Microsoft devoted several sessions at Build 2020 to Responsible AI. The company already offers several tools in support of Responsible AI, such as Fairlearn, which assesses the fairness of a model and can be used to mitigate unfairness, and Interpret ML, which helps users understand the factors influencing model results. The company also offers best practices based on its own experiences implementing AI. It has established an Office of Responsible AI that develops internal policies, supports customers, evaluates sensitive use cases of AI, and participates in public policy discussions. Microsoft’s AI, Ethics, and Effects in Engineering and Research (Aether) Committee advises the company’s internal leadership on the challenges raised by AI innovations. In April Microsoft launched an AI Resource Center that informs customers’ understanding of multiple aspects of Responsible AI, including Practices (guidelines), Tools (for understanding models, data protection, and model management), and Insights (podcasts and webinars). Its AI Business School offers classes for business leaders with modules on the need to put Responsible AI into practice by establishing guidelines and governing practices.
Microsoft announced innovations in responsible machine learning that can help developers understand, protect and control their models throughout the machine learning lifecycle. Going forward, the company plans to release tools to make it easier for customers to ensure they are adhering to corporate ethics policies. It plans to offer a Harm Model framework and to expand its guidance related to best practices. It will enhance Interpret ML with new interpretability techniques, including explanations as to why a model may have errors.

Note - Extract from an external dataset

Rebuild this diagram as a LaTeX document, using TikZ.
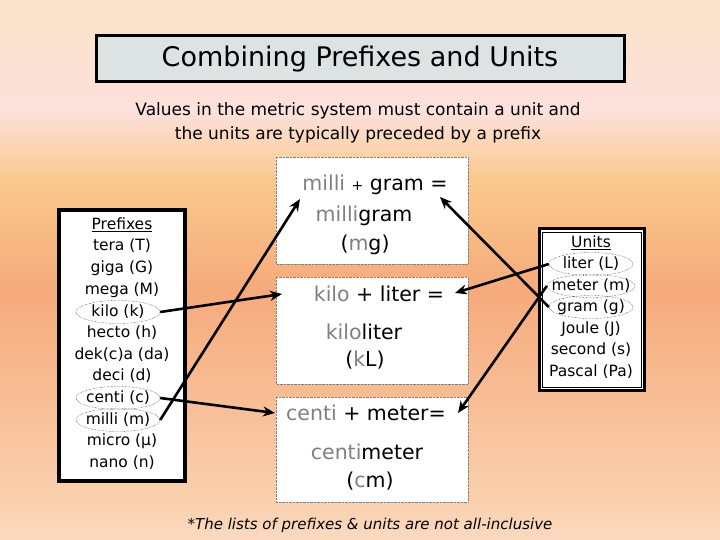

Many organizations are focused on bringing AI to a larger community. They prioritize tools to enable non-data scientists to incorporate AI into their applications more easily or provide operationalized solutions. Microsoft is also doing this, but has stepped up the message with ‘bigger is better’. Whether it’s with a bigger supercomputer, or a massive Turing model, the company is communicating that there is much to be gained by scaling up, and that it can offer the tools that allow the developer community to take advantage of Microsoft’s size. Does Microsoft need to make this kind of splash? It doesn’t hurt, especially at a time when competitors such as IBM and Google are playing up their investments and successes with quantum computing. To counter competitors, Microsoft wants to communicate that it isn’t just offering AI – it is offering ‘state of the art’ AI. (Microsoft also announced that Azure Quantum, which offers access to quantum software, solutions, and hardware from Microsoft and partners, is now in preview.)
Most companies probably do not really need this kind of power and scale but would likely benefit from the thought leadership that comes along with this vision. For example, the company’s Responsible AI resources have expanded significantly and the experience Microsoft has in the area could greatly benefit its customers. Also, innovations that streamline adoption and reduce costs will be welcomed by customers. Going forward, offering toolkits such as Project Moab would do much to help non-AI specialists expand adoption of AI with new use cases, and industry-specific operationalized solutions would also help customers realize the value of AI more easily.
Microsoft is stepping up its game, not just in the tools it offers, but also in its processing capabilities as well as in thought leadership. Most customers may not require this kind of scale, but they can rest assured that Microsoft is investing in the technologies that will help them streamline future implementations.